===== DATA EXCERPTS =====
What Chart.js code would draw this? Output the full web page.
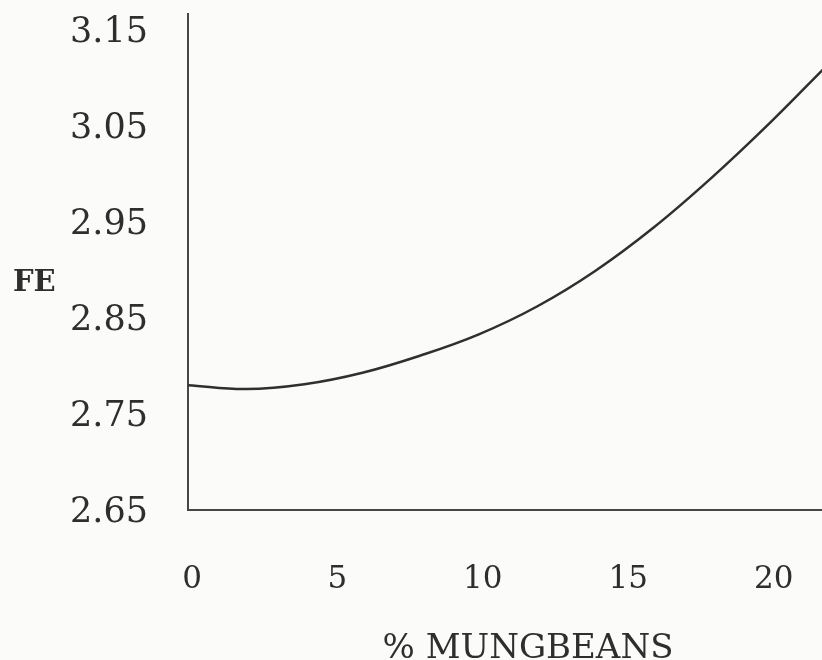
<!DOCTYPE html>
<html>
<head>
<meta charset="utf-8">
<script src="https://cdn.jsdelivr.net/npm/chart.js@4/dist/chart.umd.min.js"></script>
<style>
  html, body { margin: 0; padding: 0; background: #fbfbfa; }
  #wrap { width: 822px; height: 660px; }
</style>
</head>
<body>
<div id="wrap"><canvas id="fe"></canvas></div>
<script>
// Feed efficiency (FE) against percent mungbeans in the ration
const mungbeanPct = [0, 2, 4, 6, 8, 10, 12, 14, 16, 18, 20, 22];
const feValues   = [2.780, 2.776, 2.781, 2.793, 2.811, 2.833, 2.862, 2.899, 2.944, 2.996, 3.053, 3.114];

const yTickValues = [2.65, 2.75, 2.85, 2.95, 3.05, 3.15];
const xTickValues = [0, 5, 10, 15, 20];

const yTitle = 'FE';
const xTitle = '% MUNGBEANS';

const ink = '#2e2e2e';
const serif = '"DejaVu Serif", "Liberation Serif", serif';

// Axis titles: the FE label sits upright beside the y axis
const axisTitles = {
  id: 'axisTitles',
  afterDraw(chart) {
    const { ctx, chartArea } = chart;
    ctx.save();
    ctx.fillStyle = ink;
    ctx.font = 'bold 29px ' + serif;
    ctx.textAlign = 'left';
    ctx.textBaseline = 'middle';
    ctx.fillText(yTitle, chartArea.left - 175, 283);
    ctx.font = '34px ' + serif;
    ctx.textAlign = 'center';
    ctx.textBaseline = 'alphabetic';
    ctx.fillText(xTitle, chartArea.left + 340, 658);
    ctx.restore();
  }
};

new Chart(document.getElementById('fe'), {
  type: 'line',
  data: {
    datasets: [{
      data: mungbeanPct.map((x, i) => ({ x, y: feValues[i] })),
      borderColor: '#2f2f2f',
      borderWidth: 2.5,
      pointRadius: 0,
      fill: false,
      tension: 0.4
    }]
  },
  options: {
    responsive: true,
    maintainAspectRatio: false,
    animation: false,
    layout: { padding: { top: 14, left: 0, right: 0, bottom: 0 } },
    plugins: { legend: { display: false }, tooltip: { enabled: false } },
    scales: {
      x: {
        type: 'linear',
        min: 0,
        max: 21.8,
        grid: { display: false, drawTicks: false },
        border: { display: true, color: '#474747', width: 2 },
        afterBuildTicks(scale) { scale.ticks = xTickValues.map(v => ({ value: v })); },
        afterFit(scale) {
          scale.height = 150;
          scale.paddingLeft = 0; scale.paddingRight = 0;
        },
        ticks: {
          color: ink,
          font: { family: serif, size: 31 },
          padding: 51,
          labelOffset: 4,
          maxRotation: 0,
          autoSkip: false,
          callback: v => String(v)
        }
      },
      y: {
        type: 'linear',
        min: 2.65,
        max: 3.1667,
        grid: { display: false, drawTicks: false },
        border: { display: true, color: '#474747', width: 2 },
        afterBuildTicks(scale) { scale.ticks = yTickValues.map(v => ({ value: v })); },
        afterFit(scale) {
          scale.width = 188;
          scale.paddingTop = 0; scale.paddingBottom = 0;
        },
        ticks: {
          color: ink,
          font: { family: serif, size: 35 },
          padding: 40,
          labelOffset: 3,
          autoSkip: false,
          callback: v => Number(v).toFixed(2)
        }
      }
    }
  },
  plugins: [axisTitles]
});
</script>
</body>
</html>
=====
===== DATA EXCERPTS =====
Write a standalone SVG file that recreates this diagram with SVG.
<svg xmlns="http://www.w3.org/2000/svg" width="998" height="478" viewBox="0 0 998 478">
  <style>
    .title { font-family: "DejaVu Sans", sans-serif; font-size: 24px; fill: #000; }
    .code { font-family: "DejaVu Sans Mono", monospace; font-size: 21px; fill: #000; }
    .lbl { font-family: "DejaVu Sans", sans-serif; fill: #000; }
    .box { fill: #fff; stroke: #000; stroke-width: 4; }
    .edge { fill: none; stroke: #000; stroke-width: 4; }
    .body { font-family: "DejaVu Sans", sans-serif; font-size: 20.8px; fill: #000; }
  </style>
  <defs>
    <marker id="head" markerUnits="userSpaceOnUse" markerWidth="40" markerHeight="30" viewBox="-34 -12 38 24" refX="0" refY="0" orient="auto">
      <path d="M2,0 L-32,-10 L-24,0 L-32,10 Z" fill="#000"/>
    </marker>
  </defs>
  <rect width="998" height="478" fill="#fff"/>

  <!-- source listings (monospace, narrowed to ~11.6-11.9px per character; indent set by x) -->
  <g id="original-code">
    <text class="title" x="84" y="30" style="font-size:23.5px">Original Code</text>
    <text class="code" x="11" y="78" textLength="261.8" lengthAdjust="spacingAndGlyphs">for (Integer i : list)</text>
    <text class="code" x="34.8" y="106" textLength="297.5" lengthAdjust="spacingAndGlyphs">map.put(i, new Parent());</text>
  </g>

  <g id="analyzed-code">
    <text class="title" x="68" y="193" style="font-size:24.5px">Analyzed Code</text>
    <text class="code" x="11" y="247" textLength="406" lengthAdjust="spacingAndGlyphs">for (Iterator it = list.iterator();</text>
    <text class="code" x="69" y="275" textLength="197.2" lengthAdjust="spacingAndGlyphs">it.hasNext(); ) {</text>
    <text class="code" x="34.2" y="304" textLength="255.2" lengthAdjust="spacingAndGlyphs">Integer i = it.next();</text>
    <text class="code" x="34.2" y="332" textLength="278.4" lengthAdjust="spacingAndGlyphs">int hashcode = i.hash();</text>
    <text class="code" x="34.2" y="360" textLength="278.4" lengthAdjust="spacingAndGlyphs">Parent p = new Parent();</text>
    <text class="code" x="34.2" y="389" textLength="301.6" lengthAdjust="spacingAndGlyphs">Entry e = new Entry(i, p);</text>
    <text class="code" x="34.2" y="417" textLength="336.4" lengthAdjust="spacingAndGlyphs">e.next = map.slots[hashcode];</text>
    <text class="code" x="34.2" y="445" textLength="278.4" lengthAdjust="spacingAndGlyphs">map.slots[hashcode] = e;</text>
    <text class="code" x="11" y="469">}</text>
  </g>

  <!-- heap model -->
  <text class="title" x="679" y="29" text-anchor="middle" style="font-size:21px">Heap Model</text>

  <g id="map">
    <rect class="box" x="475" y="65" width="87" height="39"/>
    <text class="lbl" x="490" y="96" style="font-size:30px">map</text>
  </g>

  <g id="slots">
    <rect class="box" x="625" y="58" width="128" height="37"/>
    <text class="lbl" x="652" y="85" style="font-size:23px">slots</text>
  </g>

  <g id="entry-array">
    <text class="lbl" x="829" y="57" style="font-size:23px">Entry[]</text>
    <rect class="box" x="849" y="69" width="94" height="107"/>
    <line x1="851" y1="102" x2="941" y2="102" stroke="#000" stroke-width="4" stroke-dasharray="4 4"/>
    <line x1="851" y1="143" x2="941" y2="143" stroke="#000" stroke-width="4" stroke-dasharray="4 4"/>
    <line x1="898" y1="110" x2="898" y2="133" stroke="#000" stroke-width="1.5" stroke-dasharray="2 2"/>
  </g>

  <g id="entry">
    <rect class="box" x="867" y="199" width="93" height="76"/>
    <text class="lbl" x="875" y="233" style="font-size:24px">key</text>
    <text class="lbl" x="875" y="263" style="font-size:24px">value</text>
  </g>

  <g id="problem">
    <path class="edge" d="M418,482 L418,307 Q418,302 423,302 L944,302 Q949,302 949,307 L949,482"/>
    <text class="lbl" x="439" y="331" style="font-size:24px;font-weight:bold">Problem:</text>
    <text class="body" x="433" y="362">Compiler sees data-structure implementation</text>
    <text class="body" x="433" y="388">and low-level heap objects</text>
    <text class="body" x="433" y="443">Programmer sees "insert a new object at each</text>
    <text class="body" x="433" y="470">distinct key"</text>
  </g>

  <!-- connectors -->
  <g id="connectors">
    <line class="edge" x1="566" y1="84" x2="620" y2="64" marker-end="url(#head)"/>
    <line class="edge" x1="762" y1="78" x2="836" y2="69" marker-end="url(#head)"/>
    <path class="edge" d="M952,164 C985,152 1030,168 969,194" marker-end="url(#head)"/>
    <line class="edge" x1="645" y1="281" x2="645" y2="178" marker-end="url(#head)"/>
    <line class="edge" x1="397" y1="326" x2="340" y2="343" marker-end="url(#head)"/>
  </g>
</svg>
=====
===== DATA EXCERPTS =====
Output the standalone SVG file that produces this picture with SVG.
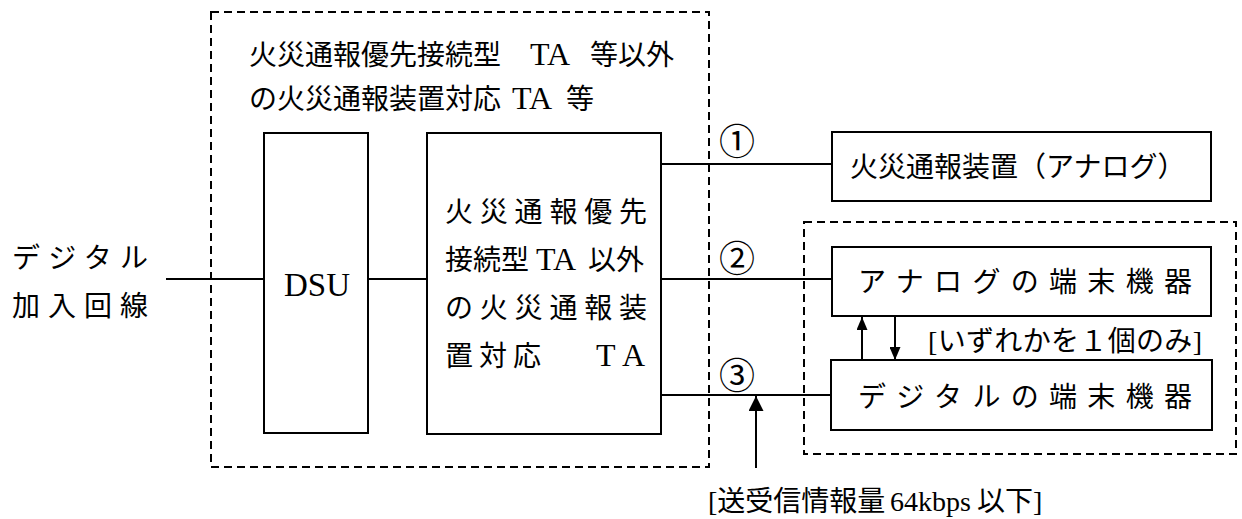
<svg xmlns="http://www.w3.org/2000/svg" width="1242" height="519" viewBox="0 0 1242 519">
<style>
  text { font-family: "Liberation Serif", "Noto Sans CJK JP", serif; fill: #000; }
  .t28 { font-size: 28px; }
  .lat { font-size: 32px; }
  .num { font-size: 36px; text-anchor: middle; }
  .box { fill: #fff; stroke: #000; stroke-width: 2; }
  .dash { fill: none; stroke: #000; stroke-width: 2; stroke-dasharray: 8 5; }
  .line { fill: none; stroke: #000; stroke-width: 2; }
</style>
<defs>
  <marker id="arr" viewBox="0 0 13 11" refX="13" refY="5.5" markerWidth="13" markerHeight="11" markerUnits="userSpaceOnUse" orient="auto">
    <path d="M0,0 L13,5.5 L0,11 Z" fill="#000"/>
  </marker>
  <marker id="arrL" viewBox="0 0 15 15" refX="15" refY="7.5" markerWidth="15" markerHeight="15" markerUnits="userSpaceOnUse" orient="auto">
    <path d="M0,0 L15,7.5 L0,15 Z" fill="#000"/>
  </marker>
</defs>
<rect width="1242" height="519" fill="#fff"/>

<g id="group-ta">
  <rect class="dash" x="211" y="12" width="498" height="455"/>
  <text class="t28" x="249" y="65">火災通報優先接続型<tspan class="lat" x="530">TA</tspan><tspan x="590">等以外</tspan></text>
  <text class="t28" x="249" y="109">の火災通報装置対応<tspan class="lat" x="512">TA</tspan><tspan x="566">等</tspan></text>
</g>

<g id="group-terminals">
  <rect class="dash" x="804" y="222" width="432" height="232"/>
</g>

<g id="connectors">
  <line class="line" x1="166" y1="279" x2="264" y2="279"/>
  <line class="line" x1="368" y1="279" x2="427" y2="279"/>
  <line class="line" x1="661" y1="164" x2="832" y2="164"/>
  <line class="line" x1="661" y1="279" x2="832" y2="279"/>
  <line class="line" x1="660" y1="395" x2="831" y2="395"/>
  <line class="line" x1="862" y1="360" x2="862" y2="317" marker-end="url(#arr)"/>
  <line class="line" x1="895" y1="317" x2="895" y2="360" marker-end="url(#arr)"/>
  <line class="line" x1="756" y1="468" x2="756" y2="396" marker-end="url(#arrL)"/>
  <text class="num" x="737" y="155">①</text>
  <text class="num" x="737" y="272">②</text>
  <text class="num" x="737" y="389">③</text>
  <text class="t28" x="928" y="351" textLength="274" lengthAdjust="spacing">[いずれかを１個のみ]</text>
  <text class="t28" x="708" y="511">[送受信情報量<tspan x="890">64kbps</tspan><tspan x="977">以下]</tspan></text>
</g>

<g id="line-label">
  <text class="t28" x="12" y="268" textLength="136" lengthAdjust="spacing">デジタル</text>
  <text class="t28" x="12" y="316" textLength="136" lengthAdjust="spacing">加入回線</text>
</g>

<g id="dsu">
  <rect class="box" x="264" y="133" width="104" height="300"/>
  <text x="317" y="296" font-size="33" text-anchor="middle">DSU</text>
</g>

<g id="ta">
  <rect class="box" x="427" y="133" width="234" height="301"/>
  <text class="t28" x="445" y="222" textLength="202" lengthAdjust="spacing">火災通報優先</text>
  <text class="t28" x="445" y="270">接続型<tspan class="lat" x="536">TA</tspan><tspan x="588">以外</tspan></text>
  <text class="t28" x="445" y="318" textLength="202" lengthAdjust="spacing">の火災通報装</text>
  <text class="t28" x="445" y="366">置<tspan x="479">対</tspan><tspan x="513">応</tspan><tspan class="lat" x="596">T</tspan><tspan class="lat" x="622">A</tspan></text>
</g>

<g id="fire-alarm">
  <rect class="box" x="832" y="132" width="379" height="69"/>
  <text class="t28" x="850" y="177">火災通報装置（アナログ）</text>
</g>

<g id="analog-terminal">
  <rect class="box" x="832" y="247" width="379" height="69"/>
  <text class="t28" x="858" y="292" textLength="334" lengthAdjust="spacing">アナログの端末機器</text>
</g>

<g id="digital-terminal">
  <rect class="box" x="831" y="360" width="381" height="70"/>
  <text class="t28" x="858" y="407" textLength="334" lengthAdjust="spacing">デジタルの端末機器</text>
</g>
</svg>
=====
All lines above containing the string "that" are to be collected.

Write a standalone SVG file that recreates this diagram with SVG.
Output the standalone SVG file that produces this picture with SVG.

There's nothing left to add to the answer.